Kim’s works include Illegal Immigrants/Model Minorities: The Cold War of Chinese American Literature (Temple University Press, 2021) and Invisible Subjects: Asian Americans in Postwar Literature (Oxford University Press, 2016). Her research and teaching cover topics in 19th- and 20th-century American literature and Asian American studies.

Kim’s research has also been supported by the Institute for the Arts and Humanities. She received her first Faculty Fellowship in 2015; as a Belk Fellow, she focused on her then-project “Illegal Warriors: Chinese Americans and the Fight for Citizenship and Cultural Acceptance in the Cold War.” In spring 2023, she received another fellowship under the Race, Memory, and Reckoning Initiative for her project “Beyond Reparations: The Lessons of the Japanese American Incarceration.”

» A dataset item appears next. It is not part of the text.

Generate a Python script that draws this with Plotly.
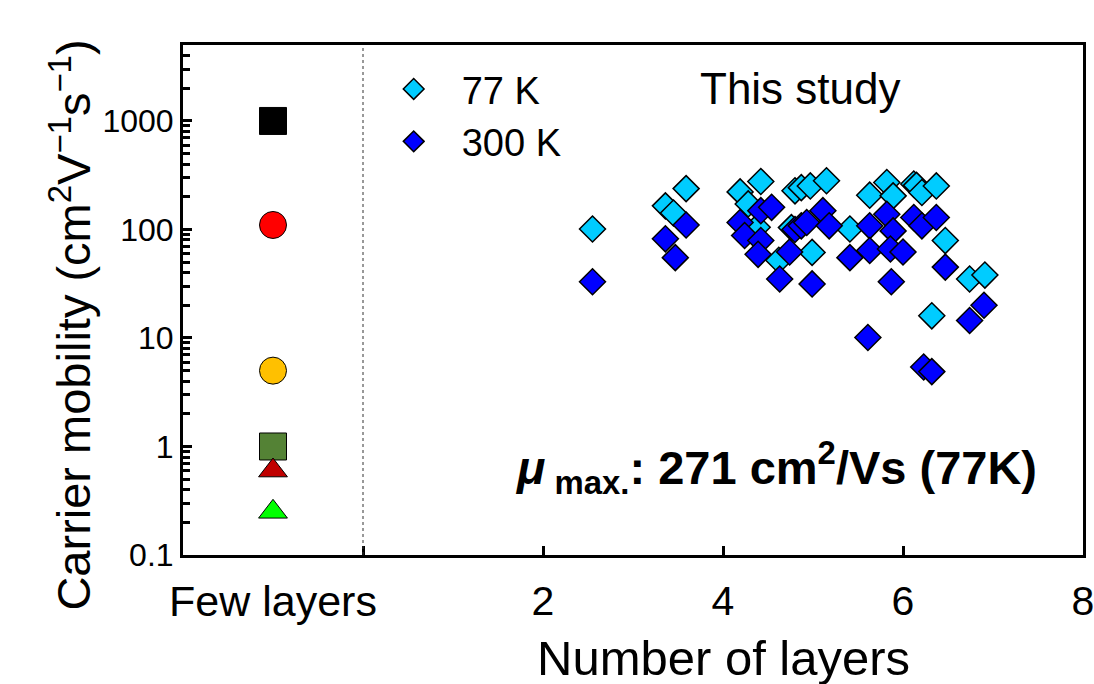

Kim also participated in the Institute’s Tyson Academic Leadership Program in 2021.

The National Humanities Center is the world’s only independent institute dedicated exclusively to advanced study in all areas of the humanities. Through the summer residencies program, scholars have the opportunity to experience a concentrated period of supported research and participate in an intellectual community.

“This residency has been an amazing experience and has kickstarted my project,” said Kim. “It’s such a privilege to be immersed in this scholarly environment and have these resources. I’m very grateful to the College for this opportunity.”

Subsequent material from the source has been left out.